▶ THE REQUEST: Leave out the pictures and repeat exactly the lines between the one containing "Reproduce this chart with Apache ECharts." and the one containing "tough45Curve, brittle60Curve, brittle45Curve];", inclusive.

▶ MATERIAL PROVIDED:
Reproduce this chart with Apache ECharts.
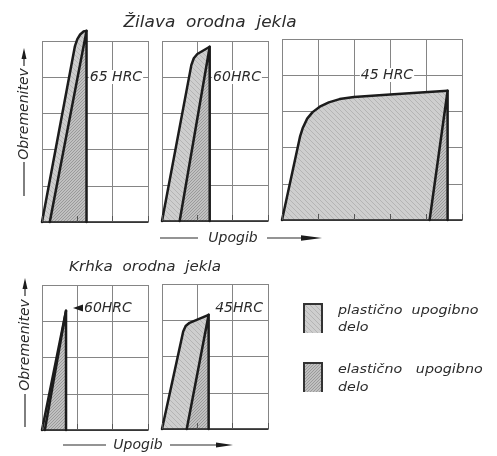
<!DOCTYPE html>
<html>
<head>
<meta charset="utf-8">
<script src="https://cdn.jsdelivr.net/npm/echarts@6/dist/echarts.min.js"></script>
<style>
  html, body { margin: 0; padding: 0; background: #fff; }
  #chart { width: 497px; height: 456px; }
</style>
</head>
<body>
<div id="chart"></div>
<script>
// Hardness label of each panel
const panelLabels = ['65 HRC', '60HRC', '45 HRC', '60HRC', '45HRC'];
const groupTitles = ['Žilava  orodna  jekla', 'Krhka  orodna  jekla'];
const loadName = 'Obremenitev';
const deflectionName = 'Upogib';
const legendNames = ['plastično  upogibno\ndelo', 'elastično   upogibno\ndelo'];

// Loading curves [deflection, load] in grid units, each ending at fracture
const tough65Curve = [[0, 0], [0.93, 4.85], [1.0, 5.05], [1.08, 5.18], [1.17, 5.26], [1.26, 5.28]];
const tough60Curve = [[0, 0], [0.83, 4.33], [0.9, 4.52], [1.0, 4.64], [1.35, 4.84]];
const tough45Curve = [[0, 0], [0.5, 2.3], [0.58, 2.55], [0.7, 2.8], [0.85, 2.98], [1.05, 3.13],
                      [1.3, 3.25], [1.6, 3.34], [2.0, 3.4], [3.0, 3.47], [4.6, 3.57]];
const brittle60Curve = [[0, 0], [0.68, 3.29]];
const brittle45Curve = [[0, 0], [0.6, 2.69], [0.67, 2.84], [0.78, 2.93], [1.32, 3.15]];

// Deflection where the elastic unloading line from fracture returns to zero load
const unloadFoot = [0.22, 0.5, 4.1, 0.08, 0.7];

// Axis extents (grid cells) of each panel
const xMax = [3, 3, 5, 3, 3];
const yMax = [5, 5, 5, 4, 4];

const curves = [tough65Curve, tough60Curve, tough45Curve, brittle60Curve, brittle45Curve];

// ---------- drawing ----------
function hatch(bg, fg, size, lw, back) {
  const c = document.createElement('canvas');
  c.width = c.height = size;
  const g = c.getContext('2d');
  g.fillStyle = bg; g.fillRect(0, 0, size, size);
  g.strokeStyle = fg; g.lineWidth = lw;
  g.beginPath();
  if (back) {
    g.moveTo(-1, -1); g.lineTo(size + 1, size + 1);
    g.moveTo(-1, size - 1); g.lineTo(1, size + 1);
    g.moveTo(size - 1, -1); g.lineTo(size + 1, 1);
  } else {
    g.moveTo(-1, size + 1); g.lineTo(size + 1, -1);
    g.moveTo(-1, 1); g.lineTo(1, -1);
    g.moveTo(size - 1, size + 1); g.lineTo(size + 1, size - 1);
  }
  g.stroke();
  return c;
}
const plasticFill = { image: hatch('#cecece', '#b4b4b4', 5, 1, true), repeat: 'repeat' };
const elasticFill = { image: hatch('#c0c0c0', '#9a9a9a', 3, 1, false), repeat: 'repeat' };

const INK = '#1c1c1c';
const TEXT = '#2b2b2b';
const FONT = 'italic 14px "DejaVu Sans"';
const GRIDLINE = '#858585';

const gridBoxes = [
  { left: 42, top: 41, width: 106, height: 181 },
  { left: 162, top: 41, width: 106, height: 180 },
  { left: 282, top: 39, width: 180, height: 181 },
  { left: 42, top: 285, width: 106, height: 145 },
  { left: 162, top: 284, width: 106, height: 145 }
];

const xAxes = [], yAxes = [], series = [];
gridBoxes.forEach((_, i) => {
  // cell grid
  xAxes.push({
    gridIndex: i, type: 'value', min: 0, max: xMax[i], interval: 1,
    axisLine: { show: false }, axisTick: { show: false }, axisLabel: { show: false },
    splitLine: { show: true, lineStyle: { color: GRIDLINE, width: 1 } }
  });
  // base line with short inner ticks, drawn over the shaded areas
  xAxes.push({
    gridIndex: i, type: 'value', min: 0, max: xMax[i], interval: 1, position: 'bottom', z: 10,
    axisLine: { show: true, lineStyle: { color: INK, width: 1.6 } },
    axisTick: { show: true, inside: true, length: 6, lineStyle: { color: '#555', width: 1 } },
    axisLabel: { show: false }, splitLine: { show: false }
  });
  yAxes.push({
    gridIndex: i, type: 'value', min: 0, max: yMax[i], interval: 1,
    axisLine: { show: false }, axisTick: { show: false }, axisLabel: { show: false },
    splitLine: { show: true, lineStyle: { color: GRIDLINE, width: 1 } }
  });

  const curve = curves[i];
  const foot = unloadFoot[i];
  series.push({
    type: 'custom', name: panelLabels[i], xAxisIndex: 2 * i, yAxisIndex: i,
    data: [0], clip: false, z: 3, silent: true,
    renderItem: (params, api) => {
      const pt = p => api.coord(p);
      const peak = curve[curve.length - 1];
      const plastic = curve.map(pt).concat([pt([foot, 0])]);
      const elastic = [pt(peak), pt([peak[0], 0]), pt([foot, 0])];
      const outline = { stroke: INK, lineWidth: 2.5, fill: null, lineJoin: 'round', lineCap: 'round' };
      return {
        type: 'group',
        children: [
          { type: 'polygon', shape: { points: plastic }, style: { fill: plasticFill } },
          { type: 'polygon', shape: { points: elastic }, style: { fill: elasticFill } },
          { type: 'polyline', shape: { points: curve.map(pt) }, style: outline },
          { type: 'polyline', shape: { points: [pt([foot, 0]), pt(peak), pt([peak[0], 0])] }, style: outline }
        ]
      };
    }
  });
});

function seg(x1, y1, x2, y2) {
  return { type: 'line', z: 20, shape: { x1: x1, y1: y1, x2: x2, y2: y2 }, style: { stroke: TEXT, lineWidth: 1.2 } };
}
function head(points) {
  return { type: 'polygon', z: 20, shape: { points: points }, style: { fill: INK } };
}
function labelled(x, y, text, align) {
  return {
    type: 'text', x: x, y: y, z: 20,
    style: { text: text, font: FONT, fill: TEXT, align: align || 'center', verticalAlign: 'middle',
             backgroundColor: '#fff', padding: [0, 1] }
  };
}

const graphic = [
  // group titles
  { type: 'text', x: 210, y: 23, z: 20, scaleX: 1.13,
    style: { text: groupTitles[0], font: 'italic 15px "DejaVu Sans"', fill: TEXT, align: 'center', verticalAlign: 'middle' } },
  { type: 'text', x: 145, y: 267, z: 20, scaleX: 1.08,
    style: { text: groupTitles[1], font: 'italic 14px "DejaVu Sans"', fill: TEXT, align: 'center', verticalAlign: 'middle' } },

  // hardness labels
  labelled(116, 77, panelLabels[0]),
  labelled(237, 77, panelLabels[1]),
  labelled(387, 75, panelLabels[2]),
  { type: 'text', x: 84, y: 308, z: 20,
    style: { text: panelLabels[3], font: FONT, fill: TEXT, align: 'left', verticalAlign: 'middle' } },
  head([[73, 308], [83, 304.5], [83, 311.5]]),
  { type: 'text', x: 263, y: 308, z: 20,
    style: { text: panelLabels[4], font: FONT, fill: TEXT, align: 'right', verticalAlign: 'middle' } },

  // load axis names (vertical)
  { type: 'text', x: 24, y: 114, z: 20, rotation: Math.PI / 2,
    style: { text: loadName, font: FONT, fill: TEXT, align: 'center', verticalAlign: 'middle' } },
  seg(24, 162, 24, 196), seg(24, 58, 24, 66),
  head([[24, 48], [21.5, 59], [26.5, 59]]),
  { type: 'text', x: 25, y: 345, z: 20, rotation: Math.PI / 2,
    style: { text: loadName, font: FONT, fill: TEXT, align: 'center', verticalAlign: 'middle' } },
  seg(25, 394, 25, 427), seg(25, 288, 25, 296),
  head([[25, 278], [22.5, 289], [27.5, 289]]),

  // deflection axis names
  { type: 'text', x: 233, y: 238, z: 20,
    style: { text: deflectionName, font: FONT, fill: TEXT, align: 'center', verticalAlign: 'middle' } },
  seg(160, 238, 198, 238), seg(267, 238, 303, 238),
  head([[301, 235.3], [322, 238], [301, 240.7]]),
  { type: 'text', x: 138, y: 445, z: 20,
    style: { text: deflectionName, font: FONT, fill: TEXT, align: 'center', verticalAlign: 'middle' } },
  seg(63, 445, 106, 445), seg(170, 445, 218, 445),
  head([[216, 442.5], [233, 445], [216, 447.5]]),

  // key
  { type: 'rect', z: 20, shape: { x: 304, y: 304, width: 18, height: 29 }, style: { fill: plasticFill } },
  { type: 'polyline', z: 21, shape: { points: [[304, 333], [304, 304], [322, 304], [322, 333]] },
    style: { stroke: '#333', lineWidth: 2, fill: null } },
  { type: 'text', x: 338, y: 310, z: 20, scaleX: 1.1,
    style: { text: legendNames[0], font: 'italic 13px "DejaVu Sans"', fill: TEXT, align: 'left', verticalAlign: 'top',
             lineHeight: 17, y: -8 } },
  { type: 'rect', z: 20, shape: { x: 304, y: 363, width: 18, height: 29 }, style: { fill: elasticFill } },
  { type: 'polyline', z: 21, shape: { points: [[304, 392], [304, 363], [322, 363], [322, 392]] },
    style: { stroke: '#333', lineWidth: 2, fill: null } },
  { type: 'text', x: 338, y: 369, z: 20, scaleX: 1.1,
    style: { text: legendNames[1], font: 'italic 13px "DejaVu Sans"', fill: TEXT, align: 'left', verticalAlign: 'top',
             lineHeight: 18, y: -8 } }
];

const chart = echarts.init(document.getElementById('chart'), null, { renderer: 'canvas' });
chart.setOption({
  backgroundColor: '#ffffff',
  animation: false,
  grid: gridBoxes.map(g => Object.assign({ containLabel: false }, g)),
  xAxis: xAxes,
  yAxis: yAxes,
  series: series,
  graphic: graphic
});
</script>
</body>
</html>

==

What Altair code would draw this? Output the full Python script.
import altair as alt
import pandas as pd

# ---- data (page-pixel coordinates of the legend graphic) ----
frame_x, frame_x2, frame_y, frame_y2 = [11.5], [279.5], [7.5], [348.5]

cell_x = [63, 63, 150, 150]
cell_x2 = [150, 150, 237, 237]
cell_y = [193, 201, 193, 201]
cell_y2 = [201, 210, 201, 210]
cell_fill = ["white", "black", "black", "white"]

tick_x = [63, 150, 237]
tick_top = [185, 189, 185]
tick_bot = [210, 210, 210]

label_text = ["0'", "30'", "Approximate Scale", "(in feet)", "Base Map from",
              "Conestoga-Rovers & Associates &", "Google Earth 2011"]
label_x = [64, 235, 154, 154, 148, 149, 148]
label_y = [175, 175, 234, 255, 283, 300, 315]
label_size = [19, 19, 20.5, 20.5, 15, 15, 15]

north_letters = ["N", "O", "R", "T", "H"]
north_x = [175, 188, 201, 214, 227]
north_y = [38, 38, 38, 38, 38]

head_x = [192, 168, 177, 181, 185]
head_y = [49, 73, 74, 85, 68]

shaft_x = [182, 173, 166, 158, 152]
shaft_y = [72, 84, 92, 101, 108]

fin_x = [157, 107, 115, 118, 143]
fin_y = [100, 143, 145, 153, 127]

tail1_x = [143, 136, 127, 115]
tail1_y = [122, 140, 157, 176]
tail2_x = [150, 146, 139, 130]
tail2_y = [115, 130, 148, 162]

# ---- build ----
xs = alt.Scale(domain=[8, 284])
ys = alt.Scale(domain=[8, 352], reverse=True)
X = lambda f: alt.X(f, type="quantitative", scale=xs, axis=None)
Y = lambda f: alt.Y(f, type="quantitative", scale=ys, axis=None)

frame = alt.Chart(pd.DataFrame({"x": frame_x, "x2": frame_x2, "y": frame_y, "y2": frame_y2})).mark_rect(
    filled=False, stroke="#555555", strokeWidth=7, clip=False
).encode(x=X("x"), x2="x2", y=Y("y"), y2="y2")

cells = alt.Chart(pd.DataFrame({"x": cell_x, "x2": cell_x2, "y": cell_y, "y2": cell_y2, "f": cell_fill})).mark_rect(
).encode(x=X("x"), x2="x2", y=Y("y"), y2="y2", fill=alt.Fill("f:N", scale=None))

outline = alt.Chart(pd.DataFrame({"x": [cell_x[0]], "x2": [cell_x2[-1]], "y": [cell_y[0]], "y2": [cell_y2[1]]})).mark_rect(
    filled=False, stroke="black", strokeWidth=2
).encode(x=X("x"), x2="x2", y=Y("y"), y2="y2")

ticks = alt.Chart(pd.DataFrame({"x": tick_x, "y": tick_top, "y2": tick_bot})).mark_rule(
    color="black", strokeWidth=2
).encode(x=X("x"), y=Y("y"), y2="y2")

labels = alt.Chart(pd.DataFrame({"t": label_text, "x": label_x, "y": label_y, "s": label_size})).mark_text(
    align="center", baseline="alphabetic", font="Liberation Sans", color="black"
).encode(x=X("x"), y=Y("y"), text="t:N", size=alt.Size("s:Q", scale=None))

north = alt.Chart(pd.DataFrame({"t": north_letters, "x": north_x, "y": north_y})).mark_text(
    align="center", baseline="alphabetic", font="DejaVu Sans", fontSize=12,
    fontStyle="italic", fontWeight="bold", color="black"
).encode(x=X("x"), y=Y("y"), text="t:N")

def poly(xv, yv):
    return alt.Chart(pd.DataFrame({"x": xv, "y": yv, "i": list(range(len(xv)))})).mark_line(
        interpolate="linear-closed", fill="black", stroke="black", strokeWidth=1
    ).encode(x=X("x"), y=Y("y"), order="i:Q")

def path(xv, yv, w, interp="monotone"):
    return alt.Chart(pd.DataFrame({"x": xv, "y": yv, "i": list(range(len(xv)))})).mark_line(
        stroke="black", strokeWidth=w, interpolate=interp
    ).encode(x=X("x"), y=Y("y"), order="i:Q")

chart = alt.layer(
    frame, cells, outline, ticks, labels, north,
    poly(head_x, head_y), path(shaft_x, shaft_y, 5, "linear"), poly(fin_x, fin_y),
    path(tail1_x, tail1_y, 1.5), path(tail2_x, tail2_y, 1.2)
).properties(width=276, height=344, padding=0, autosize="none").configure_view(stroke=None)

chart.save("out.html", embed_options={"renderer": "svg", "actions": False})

...

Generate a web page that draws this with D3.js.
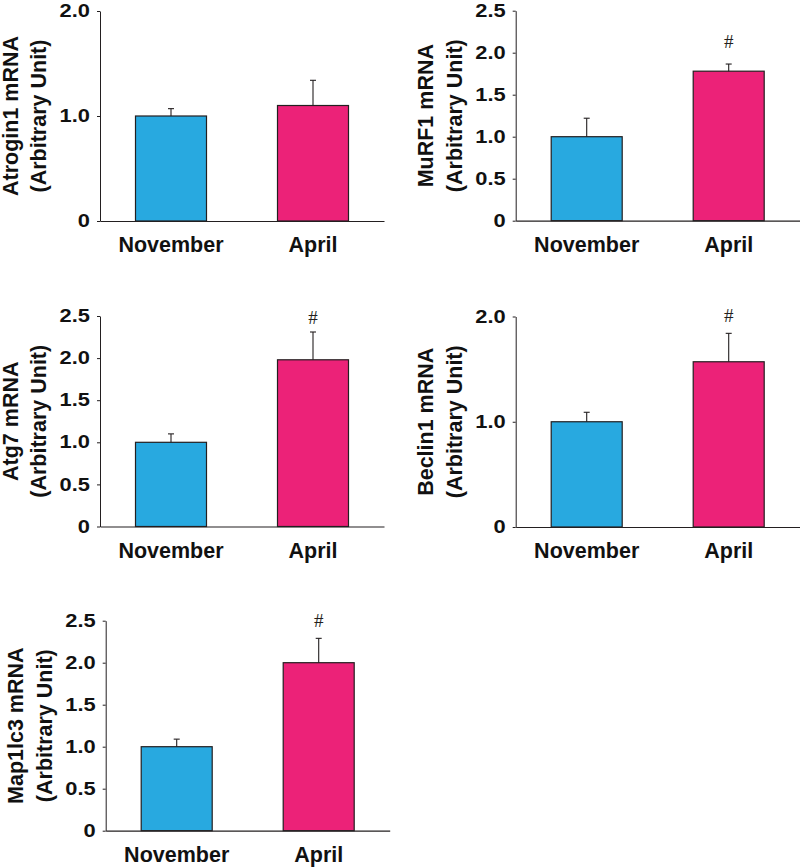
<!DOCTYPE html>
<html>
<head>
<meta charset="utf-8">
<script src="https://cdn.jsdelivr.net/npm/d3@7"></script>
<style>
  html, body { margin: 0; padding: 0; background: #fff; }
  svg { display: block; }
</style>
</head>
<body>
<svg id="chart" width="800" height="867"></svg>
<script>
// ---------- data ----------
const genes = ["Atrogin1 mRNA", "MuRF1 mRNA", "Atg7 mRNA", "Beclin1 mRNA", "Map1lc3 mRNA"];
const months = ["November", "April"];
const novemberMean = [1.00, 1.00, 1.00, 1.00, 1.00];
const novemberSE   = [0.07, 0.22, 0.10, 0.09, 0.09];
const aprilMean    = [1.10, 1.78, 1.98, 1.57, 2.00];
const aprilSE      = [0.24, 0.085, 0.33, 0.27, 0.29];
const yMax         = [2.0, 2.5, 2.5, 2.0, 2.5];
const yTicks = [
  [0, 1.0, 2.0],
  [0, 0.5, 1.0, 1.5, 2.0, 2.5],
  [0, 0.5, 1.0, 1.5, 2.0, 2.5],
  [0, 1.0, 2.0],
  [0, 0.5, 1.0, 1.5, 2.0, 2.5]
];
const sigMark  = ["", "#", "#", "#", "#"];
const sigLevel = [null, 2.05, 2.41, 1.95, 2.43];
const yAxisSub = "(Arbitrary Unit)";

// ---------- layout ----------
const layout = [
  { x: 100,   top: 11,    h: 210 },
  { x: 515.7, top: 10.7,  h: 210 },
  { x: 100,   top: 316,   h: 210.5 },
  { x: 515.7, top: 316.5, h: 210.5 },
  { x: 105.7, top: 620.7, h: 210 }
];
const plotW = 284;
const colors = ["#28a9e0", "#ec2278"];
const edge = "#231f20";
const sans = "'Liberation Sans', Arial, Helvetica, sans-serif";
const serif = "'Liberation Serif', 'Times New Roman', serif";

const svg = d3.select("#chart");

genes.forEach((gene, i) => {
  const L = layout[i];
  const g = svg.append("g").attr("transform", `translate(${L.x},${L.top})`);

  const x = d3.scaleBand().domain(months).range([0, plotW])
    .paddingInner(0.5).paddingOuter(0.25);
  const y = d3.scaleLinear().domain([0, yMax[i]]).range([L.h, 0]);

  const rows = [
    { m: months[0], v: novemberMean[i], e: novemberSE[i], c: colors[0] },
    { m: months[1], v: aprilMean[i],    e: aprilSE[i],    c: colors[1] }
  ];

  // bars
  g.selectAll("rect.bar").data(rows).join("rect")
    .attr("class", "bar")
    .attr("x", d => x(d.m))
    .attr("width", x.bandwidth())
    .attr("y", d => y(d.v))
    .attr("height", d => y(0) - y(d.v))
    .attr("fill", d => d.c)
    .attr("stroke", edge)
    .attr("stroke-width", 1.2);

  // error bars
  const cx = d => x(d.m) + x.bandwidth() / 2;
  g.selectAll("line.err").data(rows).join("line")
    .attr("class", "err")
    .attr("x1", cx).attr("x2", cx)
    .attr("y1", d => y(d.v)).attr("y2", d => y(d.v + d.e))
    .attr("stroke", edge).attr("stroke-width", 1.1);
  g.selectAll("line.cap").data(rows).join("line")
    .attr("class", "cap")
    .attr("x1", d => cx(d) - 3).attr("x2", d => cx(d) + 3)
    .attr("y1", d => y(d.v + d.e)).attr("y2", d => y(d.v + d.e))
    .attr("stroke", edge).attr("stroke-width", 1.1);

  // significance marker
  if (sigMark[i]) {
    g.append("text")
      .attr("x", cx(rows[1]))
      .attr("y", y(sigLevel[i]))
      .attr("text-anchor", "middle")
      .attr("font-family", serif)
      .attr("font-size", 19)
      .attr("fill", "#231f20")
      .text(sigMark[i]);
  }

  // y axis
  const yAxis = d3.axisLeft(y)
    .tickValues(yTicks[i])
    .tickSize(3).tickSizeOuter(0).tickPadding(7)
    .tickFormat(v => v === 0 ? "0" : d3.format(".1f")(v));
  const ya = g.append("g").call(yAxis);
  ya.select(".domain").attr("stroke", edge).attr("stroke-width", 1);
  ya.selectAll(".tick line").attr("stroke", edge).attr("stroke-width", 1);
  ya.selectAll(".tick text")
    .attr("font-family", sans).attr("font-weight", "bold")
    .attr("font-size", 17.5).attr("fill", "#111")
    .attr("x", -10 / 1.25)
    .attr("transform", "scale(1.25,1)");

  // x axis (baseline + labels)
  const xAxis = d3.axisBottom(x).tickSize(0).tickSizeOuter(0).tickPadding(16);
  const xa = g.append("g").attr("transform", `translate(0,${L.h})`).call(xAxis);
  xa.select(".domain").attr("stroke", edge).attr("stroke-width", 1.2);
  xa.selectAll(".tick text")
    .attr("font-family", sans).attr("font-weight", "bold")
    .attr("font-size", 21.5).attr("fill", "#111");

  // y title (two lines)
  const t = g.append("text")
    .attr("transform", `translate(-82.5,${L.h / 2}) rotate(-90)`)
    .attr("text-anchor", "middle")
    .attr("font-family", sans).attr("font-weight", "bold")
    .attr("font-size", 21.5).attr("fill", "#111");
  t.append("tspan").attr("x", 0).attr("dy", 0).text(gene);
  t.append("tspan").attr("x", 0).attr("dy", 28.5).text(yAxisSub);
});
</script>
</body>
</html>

▶ SOLUTION FOR THIS EXERCISE:
Reproduce this chart with Apache ECharts.
<!DOCTYPE html>
<html>
<head>
<meta charset="utf-8">
<script src="https://cdn.jsdelivr.net/npm/echarts@6/dist/echarts.min.js"></script>
<style>
  html, body { margin: 0; padding: 0; background: #fff; }
  #chart { width: 497px; height: 456px; }
</style>
</head>
<body>
<div id="chart"></div>
<script>
// Hardness label of each panel
const panelLabels = ['65 HRC', '60HRC', '45 HRC', '60HRC', '45HRC'];
const groupTitles = ['Žilava  orodna  jekla', 'Krhka  orodna  jekla'];
const loadName = 'Obremenitev';
const deflectionName = 'Upogib';
const legendNames = ['plastično  upogibno\ndelo', 'elastično   upogibno\ndelo'];

// Loading curves [deflection, load] in grid units, each ending at fracture
const tough65Curve = [[0, 0], [0.93, 4.85], [1.0, 5.05], [1.08, 5.18], [1.17, 5.26], [1.26, 5.28]];
const tough60Curve = [[0, 0], [0.83, 4.33], [0.9, 4.52], [1.0, 4.64], [1.35, 4.84]];
const tough45Curve = [[0, 0], [0.5, 2.3], [0.58, 2.55], [0.7, 2.8], [0.85, 2.98], [1.05, 3.13],
                      [1.3, 3.25], [1.6, 3.34], [2.0, 3.4], [3.0, 3.47], [4.6, 3.57]];
const brittle60Curve = [[0, 0], [0.68, 3.29]];
const brittle45Curve = [[0, 0], [0.6, 2.69], [0.67, 2.84], [0.78, 2.93], [1.32, 3.15]];

// Deflection where the elastic unloading line from fracture returns to zero load
const unloadFoot = [0.22, 0.5, 4.1, 0.08, 0.7];

// Axis extents (grid cells) of each panel
const xMax = [3, 3, 5, 3, 3];
const yMax = [5, 5, 5, 4, 4];

const curves = [tough65Curve, tough60Curve, tough45Curve, brittle60Curve, brittle45Curve];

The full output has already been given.